Author(s): Greg Forster, Ph.D., James L. Woodworth, M.Ed.
The recent explosion of educational innovation has focused primarily on creating wholly new models of what a school can be. From KIPP to Carpe Diem, education is entering a revolutionary period driven by the reinvention of the entire school rather than by gradual programmatic reforms. Although some of these new models have been more successful than others, and the level of success for any given new model can be debated, there is a growing consensus that these new school models collectively represent a dramatic challenge to the status quo in education.
These “greenfield school models” do not just challenge our assumptions about schooling. They also challenge the assumption that one school model can provide the right education for every child. The public mind has been opened to the potential of educational options as never before.
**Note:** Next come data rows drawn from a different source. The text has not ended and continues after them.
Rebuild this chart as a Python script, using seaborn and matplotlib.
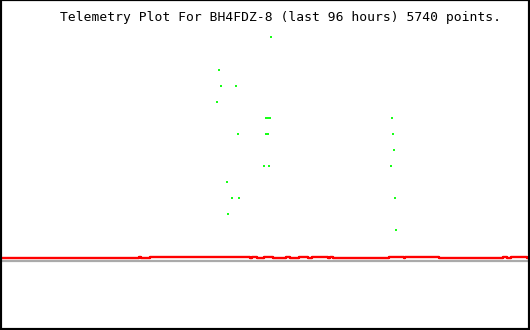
import matplotlib
matplotlib.use("Agg")
import matplotlib.pyplot as plt
import seaborn as sns
import pandas as pd

# ---- data (time axis in plot units 0..530, value axis 0..330) ----
title = "Telemetry Plot For BH4FDZ-8 (last 96 hours) 5740 points."

red_x = [0, 139, 141, 150, 250, 252, 257, 264, 273, 286, 290, 299, 308, 312,
         328, 330, 333, 389, 404, 405, 439, 503, 507, 511, 527, 530]
red_y = [72, 73, 72, 73, 72, 73, 72, 73, 72, 73, 72, 73, 72, 73,
         72, 73, 72, 73, 72, 73, 72, 73, 72, 73, 72, 72]

gray_x = [0, 530]
gray_y = [69, 69]

green_x = [271, 219, 221, 236, 217, 266, 268, 270, 238, 266, 268, 264, 269,
           227, 232, 239, 228, 392, 393, 394, 391, 395, 396]
green_y = [293, 260, 244, 244, 228, 212, 212, 212, 196, 196, 196, 164, 164,
           148, 132, 132, 116, 212, 196, 180, 164, 132, 100]

sns.set_style("white")
fig = plt.figure(figsize=(5.3, 3.3), dpi=100)
ax = fig.add_axes([0, 0, 1, 1])

red_df = pd.DataFrame({"t": red_x, "v": red_y})
gray_df = pd.DataFrame({"t": gray_x, "v": gray_y})
green_df = pd.DataFrame({"t": green_x, "v": green_y})

sns.lineplot(data=gray_df, x="t", y="v", ax=ax, color="#aaaaaa",
             linewidth=1.6, estimator=None, sort=False)
sns.lineplot(data=red_df, x="t", y="v", ax=ax, color="#ff0000",
             linewidth=1.7, drawstyle="steps-post", estimator=None, sort=False)
sns.scatterplot(data=green_df, x="t", y="v", ax=ax, marker="|", s=3,
                linewidth=1.3, color="#00ff00", edgecolor="#00ff00")

ax.set_xlim(0, 530)
ax.set_ylim(0, 330)
ax.set_xticks([])
ax.set_yticks([])
ax.set_xlabel("")
ax.set_ylabel("")
for s in ["left", "right", "bottom"]:
    ax.spines[s].set_visible(True)
    ax.spines[s].set_color("black")
    ax.spines[s].set_linewidth(3)
ax.spines["top"].set_color("black")
ax.spines["top"].set_linewidth(1.6)

ax.text(280, 313, title, ha="center", va="center", fontsize=9.4,
        family="DejaVu Sans Mono", color="black")

fig.savefig("out.png", dpi=100, facecolor="white")
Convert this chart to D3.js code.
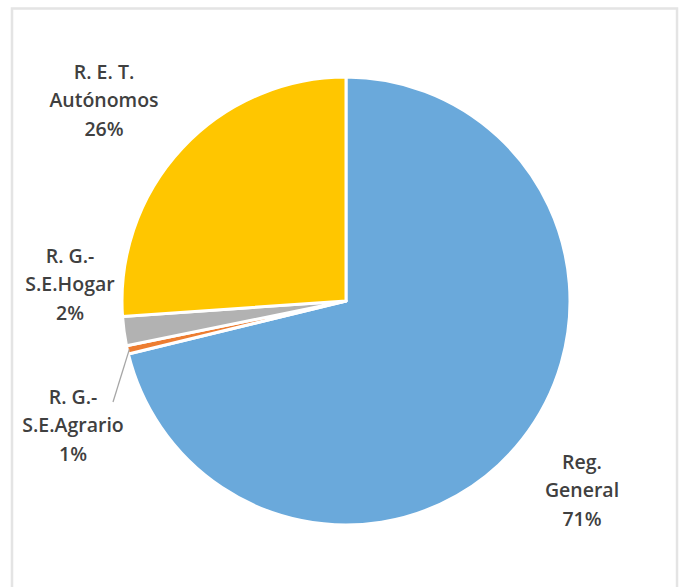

The nation faces two crucial challenges as we enter this new period. Only a tiny fraction of the promise and potential of greenfield school models has been tapped so far. How can we create far more of these models, with greater variation and more institutional support for innovation? And how is it possible for greenfield school models to create improvement in the vast majority of schools, the “un-reinvented” regular public schools, given that even gradual attempts at programmatic reform within those schools have been ineffective over the past 50 years?
Universal school choice has great potential to meet both of these challenges. Although the private school sector provides structures that should be inviting to entrepreneurs, currently they do not find the private school sector attractive. The “tuition barrier” locks out institutional change; private schools can’t reach out to a large enough base of families seeking different learning environments, because they must charge tuition. By lowering the tuition barrier and allowing private schools to serve new populations, universal choice would provide educational entrepreneurs with dramatically more freedom and support than they currently enjoy even in charter schools. Entrepreneurs would be more free to innovate beyond the confines of the “default” public school model, giving them the ability to truly reinvent the school.
Moreover, universal choice is the only way to create an institutional context in which regular public schools will innovate and improve in response to greenfield school models. Currently, their institutional culture consistently experiences reform efforts as threatening and illegitimate. Because public schools have a captive client base, institutions never see the need for change as urgent; thus, they respond to pressure for change in counterproductive ways. By putting parents back in charge of education, universal school choice would focus the urgency in schools needing change, facilitating the emergence of an institutional culture that would experience reform as legitimate, necessary, and empowering. Enacting a universal choice policy would not by itself create all the necessary changes, but enacting universal choice is a necessary precondition of change.
A large body of high-quality research consistently establishes that school choice has a positive impact on both the students who use it and students in nearby public schools. However, in most cases the size of this impact is moderate.
Existing school choice programs are a far cry from universal choice. They are small, underfunded, and overregulated. The limited size and scope of existing programs make it unreasonable to expect they will drive miraculous changes. It is an open question whether these existing programs provide any support for educational entrepreneurs or greenfield school models.
This study uses descriptive data from the U.S. Department of Education to examine the composition of the private school sector in localities with sizeable school choice programs. If existing school choice programs are attracting educational entrepreneurs and unlocking the potential of new school models, we should expect to see significant changes in the sector’s composition. While the available data do not allow us to examine every aspect of schooling, the founding of new school models ought to produce visible changes in school types, school sizes, and other visible metrics.
However, the data examined here provide little evidence that existing school choice programs are transforming the structure of private schools. In its current form, school choice does not appear to be having an impact that is sufficiently large enough to produce visible transformation of the private school sector. Existing choice programs transfer students from marginally less effective public schools to marginally more effective private schools, but they do not seem to drive more ambitious school reforms.
It appears that universal choice programs are needed before an alliance between school choice and the greenfield school revolution can emerge.